TASK OBJECTIVE: Leave out the images and repeat the listing below without a single change.

● ● ● ● ●

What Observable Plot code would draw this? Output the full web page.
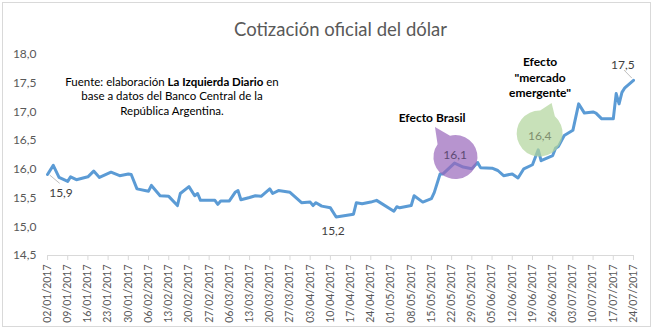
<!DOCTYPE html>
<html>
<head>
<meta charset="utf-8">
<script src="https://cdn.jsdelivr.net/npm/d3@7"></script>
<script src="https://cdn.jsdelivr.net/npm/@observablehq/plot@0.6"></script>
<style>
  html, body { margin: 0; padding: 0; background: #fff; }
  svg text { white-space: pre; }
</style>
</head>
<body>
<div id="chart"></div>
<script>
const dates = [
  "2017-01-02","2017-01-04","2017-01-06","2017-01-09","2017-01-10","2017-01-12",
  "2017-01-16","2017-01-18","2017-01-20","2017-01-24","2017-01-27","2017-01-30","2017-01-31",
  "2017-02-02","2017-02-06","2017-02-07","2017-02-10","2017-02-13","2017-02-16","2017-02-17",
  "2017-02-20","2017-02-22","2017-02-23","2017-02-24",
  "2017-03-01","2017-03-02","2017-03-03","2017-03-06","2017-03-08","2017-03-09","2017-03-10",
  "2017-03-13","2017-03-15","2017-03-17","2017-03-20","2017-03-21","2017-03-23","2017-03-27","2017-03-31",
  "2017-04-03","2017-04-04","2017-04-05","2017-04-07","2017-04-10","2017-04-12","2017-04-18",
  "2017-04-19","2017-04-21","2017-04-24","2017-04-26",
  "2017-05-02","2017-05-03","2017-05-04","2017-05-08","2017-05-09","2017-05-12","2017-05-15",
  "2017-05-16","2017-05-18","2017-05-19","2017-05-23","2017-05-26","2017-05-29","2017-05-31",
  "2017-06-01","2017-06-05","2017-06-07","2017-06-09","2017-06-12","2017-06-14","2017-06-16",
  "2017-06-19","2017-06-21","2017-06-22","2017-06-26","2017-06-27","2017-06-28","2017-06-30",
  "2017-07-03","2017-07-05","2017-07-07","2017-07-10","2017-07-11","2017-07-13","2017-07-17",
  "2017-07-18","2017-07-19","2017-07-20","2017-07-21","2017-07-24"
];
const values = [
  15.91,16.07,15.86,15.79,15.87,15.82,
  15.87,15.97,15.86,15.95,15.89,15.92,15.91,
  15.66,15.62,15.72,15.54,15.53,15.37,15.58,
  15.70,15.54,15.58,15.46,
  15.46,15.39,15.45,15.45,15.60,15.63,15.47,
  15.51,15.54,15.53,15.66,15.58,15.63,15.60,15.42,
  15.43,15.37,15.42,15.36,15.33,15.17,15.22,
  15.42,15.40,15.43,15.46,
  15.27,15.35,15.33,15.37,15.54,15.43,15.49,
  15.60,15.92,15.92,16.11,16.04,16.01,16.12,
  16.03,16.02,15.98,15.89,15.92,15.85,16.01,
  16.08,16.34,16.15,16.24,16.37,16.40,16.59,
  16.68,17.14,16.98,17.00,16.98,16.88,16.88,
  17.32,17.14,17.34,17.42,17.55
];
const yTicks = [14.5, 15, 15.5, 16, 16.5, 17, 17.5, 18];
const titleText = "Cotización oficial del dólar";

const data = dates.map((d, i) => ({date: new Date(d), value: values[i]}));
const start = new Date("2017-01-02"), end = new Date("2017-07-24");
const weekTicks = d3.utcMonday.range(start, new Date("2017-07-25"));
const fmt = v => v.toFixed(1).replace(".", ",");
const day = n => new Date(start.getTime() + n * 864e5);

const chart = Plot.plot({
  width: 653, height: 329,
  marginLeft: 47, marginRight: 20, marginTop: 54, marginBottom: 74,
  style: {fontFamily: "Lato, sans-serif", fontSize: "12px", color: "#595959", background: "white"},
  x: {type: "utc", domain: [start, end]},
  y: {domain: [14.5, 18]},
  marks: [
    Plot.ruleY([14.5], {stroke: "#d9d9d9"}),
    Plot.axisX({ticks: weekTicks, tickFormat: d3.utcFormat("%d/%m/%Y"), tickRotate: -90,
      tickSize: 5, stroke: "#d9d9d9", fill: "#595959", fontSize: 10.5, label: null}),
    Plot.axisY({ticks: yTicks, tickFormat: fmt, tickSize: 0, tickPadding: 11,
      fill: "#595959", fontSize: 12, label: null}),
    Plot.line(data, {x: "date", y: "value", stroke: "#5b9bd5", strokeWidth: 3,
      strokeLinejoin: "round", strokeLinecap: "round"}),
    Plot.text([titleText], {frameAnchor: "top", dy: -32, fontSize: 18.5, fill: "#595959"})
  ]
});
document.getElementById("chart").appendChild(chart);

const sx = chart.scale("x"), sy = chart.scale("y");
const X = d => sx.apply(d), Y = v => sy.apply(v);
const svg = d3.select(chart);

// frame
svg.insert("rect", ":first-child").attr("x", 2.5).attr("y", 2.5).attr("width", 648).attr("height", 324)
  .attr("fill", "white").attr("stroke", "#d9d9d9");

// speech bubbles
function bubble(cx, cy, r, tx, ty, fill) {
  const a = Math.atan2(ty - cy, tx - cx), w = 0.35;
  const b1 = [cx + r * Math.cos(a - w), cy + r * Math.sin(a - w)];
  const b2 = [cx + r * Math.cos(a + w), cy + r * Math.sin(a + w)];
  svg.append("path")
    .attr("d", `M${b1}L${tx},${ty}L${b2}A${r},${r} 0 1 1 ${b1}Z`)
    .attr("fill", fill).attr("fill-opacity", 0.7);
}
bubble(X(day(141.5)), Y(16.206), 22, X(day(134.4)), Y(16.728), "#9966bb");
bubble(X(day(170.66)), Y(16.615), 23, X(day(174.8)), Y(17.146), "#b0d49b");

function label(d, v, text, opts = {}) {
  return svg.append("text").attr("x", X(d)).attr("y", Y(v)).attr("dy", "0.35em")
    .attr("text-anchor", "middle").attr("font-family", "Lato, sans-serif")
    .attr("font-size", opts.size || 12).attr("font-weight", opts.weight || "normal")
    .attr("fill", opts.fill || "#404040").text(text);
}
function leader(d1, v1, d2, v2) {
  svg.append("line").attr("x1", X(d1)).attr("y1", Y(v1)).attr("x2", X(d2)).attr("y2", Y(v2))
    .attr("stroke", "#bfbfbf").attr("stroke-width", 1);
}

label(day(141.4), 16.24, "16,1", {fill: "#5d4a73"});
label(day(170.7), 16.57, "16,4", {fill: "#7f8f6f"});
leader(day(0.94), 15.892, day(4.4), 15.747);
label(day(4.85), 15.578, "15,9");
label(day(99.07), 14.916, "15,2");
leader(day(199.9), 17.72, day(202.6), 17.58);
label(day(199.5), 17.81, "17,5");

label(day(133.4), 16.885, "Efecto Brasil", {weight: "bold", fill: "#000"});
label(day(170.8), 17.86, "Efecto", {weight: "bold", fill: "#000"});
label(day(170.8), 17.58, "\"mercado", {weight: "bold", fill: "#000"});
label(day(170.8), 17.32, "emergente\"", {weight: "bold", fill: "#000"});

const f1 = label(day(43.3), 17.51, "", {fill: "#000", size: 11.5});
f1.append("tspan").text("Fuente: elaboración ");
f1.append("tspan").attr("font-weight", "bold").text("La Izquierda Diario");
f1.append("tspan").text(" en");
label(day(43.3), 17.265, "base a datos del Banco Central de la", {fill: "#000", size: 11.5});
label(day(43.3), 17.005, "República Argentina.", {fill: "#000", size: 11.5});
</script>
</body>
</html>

● ● ● ● ●

RESULT OF THE EXERCISE:
What Observable Plot code would draw this? Output the full web page.
<!DOCTYPE html>
<html>
<head>
<meta charset="utf-8">
<script src="https://cdn.jsdelivr.net/npm/d3@7"></script>
<script src="https://cdn.jsdelivr.net/npm/@observablehq/plot@0.6"></script>
<style>
  html, body { margin: 0; padding: 0; background: #fff; }
  svg text { white-space: pre; }
</style>
</head>
<body>
<div id="chart"></div>
<script>
const dates = [
  "2017-01-02","2017-01-04","2017-01-06","2017-01-09","2017-01-10","2017-01-12",
  "2017-01-16","2017-01-18","2017-01-20","2017-01-24","2017-01-27","2017-01-30","2017-01-31",
  "2017-02-02","2017-02-06","2017-02-07","2017-02-10","2017-02-13","2017-02-16","2017-02-17",
  "2017-02-20","2017-02-22","2017-02-23","2017-02-24",
  "2017-03-01","2017-03-02","2017-03-03","2017-03-06","2017-03-08","2017-03-09","2017-03-10",
  "2017-03-13","2017-03-15","2017-03-17","2017-03-20","2017-03-21","2017-03-23","2017-03-27","2017-03-31",
  "2017-04-03","2017-04-04","2017-04-05","2017-04-07","2017-04-10","2017-04-12","2017-04-18",
  "2017-04-19","2017-04-21","2017-04-24","2017-04-26",
  "2017-05-02","2017-05-03","2017-05-04","2017-05-08","2017-05-09","2017-05-12","2017-05-15",
  "2017-05-16","2017-05-18","2017-05-19","2017-05-23","2017-05-26","2017-05-29","2017-05-31",
  "2017-06-01","2017-06-05","2017-06-07","2017-06-09","2017-06-12","2017-06-14","2017-06-16",
  "2017-06-19","2017-06-21","2017-06-22","2017-06-26","2017-06-27","2017-06-28","2017-06-30",
  "2017-07-03","2017-07-05","2017-07-07","2017-07-10","2017-07-11","2017-07-13","2017-07-17",
  "2017-07-18","2017-07-19","2017-07-20","2017-07-21","2017-07-24"
];
const values = [
  15.91,16.07,15.86,15.79,15.87,15.82,
  15.87,15.97,15.86,15.95,15.89,15.92,15.91,
  15.66,15.62,15.72,15.54,15.53,15.37,15.58,
  15.70,15.54,15.58,15.46,
  15.46,15.39,15.45,15.45,15.60,15.63,15.47,
  15.51,15.54,15.53,15.66,15.58,15.63,15.60,15.42,
  15.43,15.37,15.42,15.36,15.33,15.17,15.22,
  15.42,15.40,15.43,15.46,
  15.27,15.35,15.33,15.37,15.54,15.43,15.49,
  15.60,15.92,15.92,16.11,16.04,16.01,16.12,
  16.03,16.02,15.98,15.89,15.92,15.85,16.01,
  16.08,16.34,16.15,16.24,16.37,16.40,16.59,
  16.68,17.14,16.98,17.00,16.98,16.88,16.88,
  17.32,17.14,17.34,17.42,17.55
];
const yTicks = [14.5, 15, 15.5, 16, 16.5, 17, 17.5, 18];
const titleText = "Cotización oficial del dólar";

const data = dates.map((d, i) => ({date: new Date(d), value: values[i]}));
const start = new Date("2017-01-02"), end = new Date("2017-07-24");
const weekTicks = d3.utcMonday.range(start, new Date("2017-07-25"));
const fmt = v => v.toFixed(1).replace(".", ",");
const day = n => new Date(start.getTime() + n * 864e5);

const chart = Plot.plot({
  width: 653, height: 329,
  marginLeft: 47, marginRight: 20, marginTop: 54, marginBottom: 74,
  style: {fontFamily: "Lato, sans-serif", fontSize: "12px", color: "#595959", background: "white"},
  x: {type: "utc", domain: [start, end]},
  y: {domain: [14.5, 18]},
  marks: [
    Plot.ruleY([14.5], {stroke: "#d9d9d9"}),
    Plot.axisX({ticks: weekTicks, tickFormat: d3.utcFormat("%d/%m/%Y"), tickRotate: -90,
      tickSize: 5, stroke: "#d9d9d9", fill: "#595959", fontSize: 10.5, label: null}),
    Plot.axisY({ticks: yTicks, tickFormat: fmt, tickSize: 0, tickPadding: 11,
      fill: "#595959", fontSize: 12, label: null}),
    Plot.line(data, {x: "date", y: "value", stroke: "#5b9bd5", strokeWidth: 3,
      strokeLinejoin: "round", strokeLinecap: "round"}),
    Plot.text([titleText], {frameAnchor: "top", dy: -32, fontSize: 18.5, fill: "#595959"})
  ]
});
document.getElementById("chart").appendChild(chart);

const sx = chart.scale("x"), sy = chart.scale("y");
const X = d => sx.apply(d), Y = v => sy.apply(v);
const svg = d3.select(chart);

// frame
svg.insert("rect", ":first-child").attr("x", 2.5).attr("y", 2.5).attr("width", 648).attr("height", 324)
  .attr("fill", "white").attr("stroke", "#d9d9d9");

// speech bubbles
function bubble(cx, cy, r, tx, ty, fill) {
  const a = Math.atan2(ty - cy, tx - cx), w = 0.35;
  const b1 = [cx + r * Math.cos(a - w), cy + r * Math.sin(a - w)];
  const b2 = [cx + r * Math.cos(a + w), cy + r * Math.sin(a + w)];
  svg.append("path")
    .attr("d", `M${b1}L${tx},${ty}L${b2}A${r},${r} 0 1 1 ${b1}Z`)
    .attr("fill", fill).attr("fill-opacity", 0.7);
}
bubble(X(day(141.5)), Y(16.206), 22, X(day(134.4)), Y(16.728), "#9966bb");
bubble(X(day(170.66)), Y(16.615), 23, X(day(174.8)), Y(17.146), "#b0d49b");

function label(d, v, text, opts = {}) {
  return svg.append("text").attr("x", X(d)).attr("y", Y(v)).attr("dy", "0.35em")
    .attr("text-anchor", "middle").attr("font-family", "Lato, sans-serif")
    .attr("font-size", opts.size || 12).attr("font-weight", opts.weight || "normal")
    .attr("fill", opts.fill || "#404040").text(text);
}
function leader(d1, v1, d2, v2) {
  svg.append("line").attr("x1", X(d1)).attr("y1", Y(v1)).attr("x2", X(d2)).attr("y2", Y(v2))
    .attr("stroke", "#bfbfbf").attr("stroke-width", 1);
}

label(day(141.4), 16.24, "16,1", {fill: "#5d4a73"});
label(day(170.7), 16.57, "16,4", {fill: "#7f8f6f"});
leader(day(0.94), 15.892, day(4.4), 15.747);
label(day(4.85), 15.578, "15,9");
label(day(99.07), 14.916, "15,2");
leader(day(199.9), 17.72, day(202.6), 17.58);
label(day(199.5), 17.81, "17,5");

label(day(133.4), 16.885, "Efecto Brasil", {weight: "bold", fill: "#000"});
label(day(170.8), 17.86, "Efecto", {weight: "bold", fill: "#000"});
label(day(170.8), 17.58, "\"mercado", {weight: "bold", fill: "#000"});
label(day(170.8), 17.32, "emergente\"", {weight: "bold", fill: "#000"});

const f1 = label(day(43.3), 17.51, "", {fill: "#000", size: 11.5});
f1.append("tspan").text("Fuente: elaboración ");
f1.append("tspan").attr("font-weight", "bold").text("La Izquierda Diario");
f1.append("tspan").text(" en");
label(day(43.3), 17.265, "base a datos del Banco Central de la", {fill: "#000", size: 11.5});
label(day(43.3), 17.005, "República Argentina.", {fill: "#000", size: 11.5});
</script>
</body>
</html>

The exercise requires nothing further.